We provide EMS for many different events and typically those events are overtime based for our members. While the pay received for the event comes from the city, the city itself is not paying those costs. Instead that OT cost incurred is paid for by the sponsors of the event. Yet, even with OT as an incentive, we still have times when enough people can't sign up and personnel are ordered in. Just shows that there is difficulty in any aspect out there.

 

Overall though, you are asking a lot from a person to do such service for little compensation. One can only mention the community dedication bit so far before one starts to feel the community just wants their service and could care less about the impact they are making on the volunteer's life. In the world of EMS, there is so much more at stake that you are asking people to put their licensure, lives, and livliehood on the line for free or minimal compensation. Personally I don't think an annual county incentive check will cut it.

Agreed John, These are all the reasons i don't became a EMT. 

I had a similar problem when I became president of a firefighters association. the department was combination covering a suburban/light industrial area

Build a team of like minded members who see what you see and find out how best to fix it. In house monthly raffles of items (for a buck) worked for me until I asked wives what "they" wanted their hubbys to bid on. I ended up raffling off spa and nail salon trips in addition to restaurants and tool shops (I bumped those up to 5 bucks) but a fully paid for meal which got the wife out of the kitchen was still a value.
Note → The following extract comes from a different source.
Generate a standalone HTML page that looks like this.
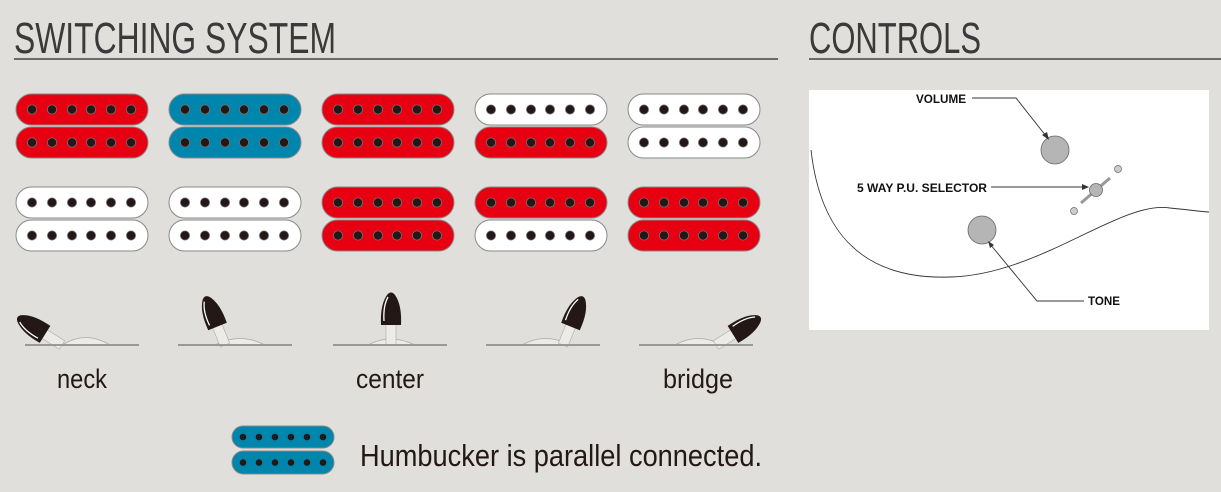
<!DOCTYPE html>
<html><head><meta charset="utf-8"><style>
html,body{margin:0;padding:0;background:#e0dfdb;}
svg{display:block}
</style></head><body>
<svg width="1221" height="492" viewBox="0 0 1221 492" xmlns="http://www.w3.org/2000/svg">
<defs>
<g id="dots">
<circle cx="32" cy="0" r="4.6"/><circle cx="52" cy="0" r="4.6"/><circle cx="72" cy="0" r="4.6"/><circle cx="91" cy="0" r="4.6"/><circle cx="111" cy="0" r="4.6"/><circle cx="131" cy="0" r="4.6"/>
</g>
<g id="ldots">
<circle cx="243" cy="0" r="3.3"/><circle cx="259" cy="0" r="3.3"/><circle cx="275" cy="0" r="3.3"/><circle cx="291" cy="0" r="3.3"/><circle cx="307" cy="0" r="3.3"/><circle cx="323" cy="0" r="3.3"/>
</g>
<g id="knob">
<path d="M-5,0 L-5,-21 L5,-21 L5,0 Z" fill="#ecebe8" stroke="#aaa" stroke-width="0.6"/>
<path d="M-10,-20 L10,-20 Q11,-40 4,-50 Q0,-55 -4,-50 Q-11,-40 -10,-20 Z" fill="#231815"/>
<path d="M-7,-24 Q-8,-39 -3,-48" stroke="#fff" stroke-width="1.3" fill="none"/>
</g>
</defs>
<g font-family="Liberation Sans, sans-serif">
<text x="14" y="53" font-size="44" fill="#3a3a3a" textLength="322" lengthAdjust="spacingAndGlyphs">SWITCHING SYSTEM</text>
<rect x="14" y="58" width="764" height="2" fill="#6b6b6b"/>
<text x="809" y="53" font-size="44" fill="#3a3a3a" textLength="172" lengthAdjust="spacingAndGlyphs">CONTROLS</text>
<rect x="809" y="58" width="412" height="2" fill="#6b6b6b"/>
</g>
<g stroke="#888" stroke-width="1">
<g fill="#e60012">
<rect x="16" y="94" width="132" height="31" rx="15.5"/><rect x="16" y="127" width="132" height="31" rx="15.5"/>
<rect x="322" y="94" width="132" height="31" rx="15.5"/><rect x="322" y="127" width="132" height="31" rx="15.5"/>
<rect x="475" y="127" width="132" height="31" rx="15.5"/>
<rect x="322" y="187" width="132" height="31" rx="15.5"/><rect x="322" y="220" width="132" height="31" rx="15.5"/>
<rect x="475" y="187" width="132" height="31" rx="15.5"/>
<rect x="628" y="187" width="132" height="31" rx="15.5"/><rect x="628" y="220" width="132" height="31" rx="15.5"/>
</g>
<g fill="#0085ad">
<rect x="169" y="94" width="132" height="31" rx="15.5"/><rect x="169" y="127" width="132" height="31" rx="15.5"/>
<rect x="232" y="426" width="102" height="22" rx="11"/><rect x="232" y="451" width="102" height="23" rx="11.5"/>
</g>
<g fill="#fff">
<rect x="475" y="94" width="132" height="31" rx="15.5"/>
<rect x="628" y="94" width="132" height="31" rx="15.5"/><rect x="628" y="127" width="132" height="31" rx="15.5"/>
<rect x="16" y="187" width="132" height="31" rx="15.5"/><rect x="16" y="220" width="132" height="31" rx="15.5"/>
<rect x="169" y="187" width="132" height="31" rx="15.5"/><rect x="169" y="220" width="132" height="31" rx="15.5"/>
<rect x="475" y="220" width="132" height="31" rx="15.5"/>
</g>
</g>
<g fill="#231815" stroke="#777" stroke-width="0.8">
<use href="#dots" x="0" y="109.5"/><use href="#dots" x="0" y="142.5"/>
<use href="#dots" x="153" y="109.5"/><use href="#dots" x="153" y="142.5"/>
<use href="#dots" x="306" y="109.5"/><use href="#dots" x="306" y="142.5"/>
<use href="#dots" x="459" y="109.5"/><use href="#dots" x="459" y="142.5"/>
<use href="#dots" x="612" y="109.5"/><use href="#dots" x="612" y="142.5"/>
<use href="#dots" x="0" y="202.5"/><use href="#dots" x="0" y="235.5"/>
<use href="#dots" x="153" y="202.5"/><use href="#dots" x="153" y="235.5"/>
<use href="#dots" x="306" y="202.5"/><use href="#dots" x="306" y="235.5"/>
<use href="#dots" x="459" y="202.5"/><use href="#dots" x="459" y="235.5"/>
<use href="#dots" x="612" y="202.5"/><use href="#dots" x="612" y="235.5"/>
</g>
<g fill="#231815">
<use href="#ldots" x="0" y="437"/><use href="#ldots" x="0" y="462.5"/>
</g>
<g>
<path d="M62,345 Q86,330 110,345 Z" fill="#ecebe8" stroke="#aaa" stroke-width="0.8"/>
<use href="#knob" transform="translate(62,345) rotate(-58)"/>
<rect x="25" y="344" width="114" height="2" fill="#999"/>

<path d="M215,345 Q240,332 265,345 Z" fill="#ecebe8" stroke="#aaa" stroke-width="0.8"/>
<use href="#knob" transform="translate(225,345) rotate(-22)"/>
<rect x="178" y="344" width="114" height="2" fill="#999"/>

<path d="M368,345 Q390,333 415,345 Z" fill="#ecebe8" stroke="#aaa" stroke-width="0.8"/>
<use href="#knob" transform="translate(391,345)"/>
<rect x="333" y="344" width="114" height="2" fill="#999"/>

<path d="M522,345 Q545,332 570,345 Z" fill="#ecebe8" stroke="#aaa" stroke-width="0.8"/>
<use href="#knob" transform="translate(563,345) rotate(22)"/>
<rect x="486" y="344" width="114" height="2" fill="#999"/>

<path d="M675,345 Q698,332 722,345 Z" fill="#ecebe8" stroke="#aaa" stroke-width="0.8"/>
<use href="#knob" transform="translate(716,345) rotate(58)"/>
<rect x="639" y="344" width="114" height="2" fill="#999"/>
</g>
<g font-family="Liberation Sans, sans-serif" font-size="27" fill="#231815" text-anchor="middle">
<text x="82" y="388" textLength="50" lengthAdjust="spacingAndGlyphs">neck</text>
<text x="390" y="388" textLength="68" lengthAdjust="spacingAndGlyphs">center</text>
<text x="698" y="388" textLength="70" lengthAdjust="spacingAndGlyphs">bridge</text>
</g>
<text x="360" y="466" font-family="Liberation Sans, sans-serif" font-size="31" fill="#231815" textLength="402" lengthAdjust="spacingAndGlyphs">Humbucker is parallel connected.</text>
<rect x="809" y="90" width="400" height="240" fill="#fff"/>
<path d="M811,150 C820,230 860,280 950,277 C1040,275 1120,200 1170,208 C1190,210 1205,212 1209,212" fill="none" stroke="#333" stroke-width="0.9"/>
<circle cx="1055" cy="150" r="14" fill="#b5b5b5" stroke="#666" stroke-width="0.8"/>
<circle cx="982" cy="230" r="14" fill="#b5b5b5" stroke="#666" stroke-width="0.8"/>
<line x1="1081" y1="203" x2="1110" y2="178" stroke="#999" stroke-width="3"/>
<circle cx="1096" cy="190" r="6.5" fill="#b5b5b5" stroke="#666" stroke-width="0.8"/>
<circle cx="1118" cy="169" r="3.5" fill="#ccc" stroke="#666" stroke-width="0.7"/>
<circle cx="1074" cy="211" r="3.5" fill="#ccc" stroke="#666" stroke-width="0.7"/>
<g stroke="#333" stroke-width="0.9" fill="none">
<polyline points="972,98 1016,98 1046,136"/>
<line x1="991" y1="187" x2="1084" y2="187"/>
<polyline points="1084,301 1037,301 990,244"/>
</g>
<g fill="#333">
<polygon points="1049,140 1042,135 1047,132"/>
<polygon points="1089,187 1082,184 1082,190"/>
<polygon points="988,241 994,245 990,248"/>
</g>
<g font-family="Liberation Sans, sans-serif" font-weight="bold" font-size="12" fill="#111">
<text x="916" y="103" textLength="50" lengthAdjust="spacingAndGlyphs">VOLUME</text>
<text x="857" y="192" textLength="130" lengthAdjust="spacingAndGlyphs">5 WAY P.U. SELECTOR</text>
<text x="1088" y="305" textLength="32" lengthAdjust="spacingAndGlyphs">TONE</text>
</g>
</svg>
</body></html>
Member recognition: top responder, most training hours, thousand run club, most improved, recognition of their family members that achieve academically

Kyle had a good one, a 25 buck gift card to wally mart goes along way and in my neck of the woods, half off to Disney (you need a loan to go there now) goes along way  

I guess finding out what was working before and trying to get that back is the real trick

The truth is sometimes members prevent other people from wanting to belong.  Look at your membership.  You have 16 members and 8 that are really active.  What do the other 8 do?  Why do you even keep them on the roster?  Maybe people see those slackers and think why belong to an organization that doesn't enforce any membership standards?

People don't want to belong to groups that they believe have a bad image.  They want to belong to professionally run organizations that look good, perform well, and instill a sense of pride, ownership, and belonging.  I am a firm believer in cutting deadwood loose and I have been trying to get the chiefs of my 2 POC FDs to do that.  One is finally going to cut some loose and open up their slots for others.  Truth be told though even if no one fills those slots for months we are no worse off than when they were on the department.

Good luck, and I am not insinuating any of what I said above holds true for your FD, but often those problems lead to the membership problem.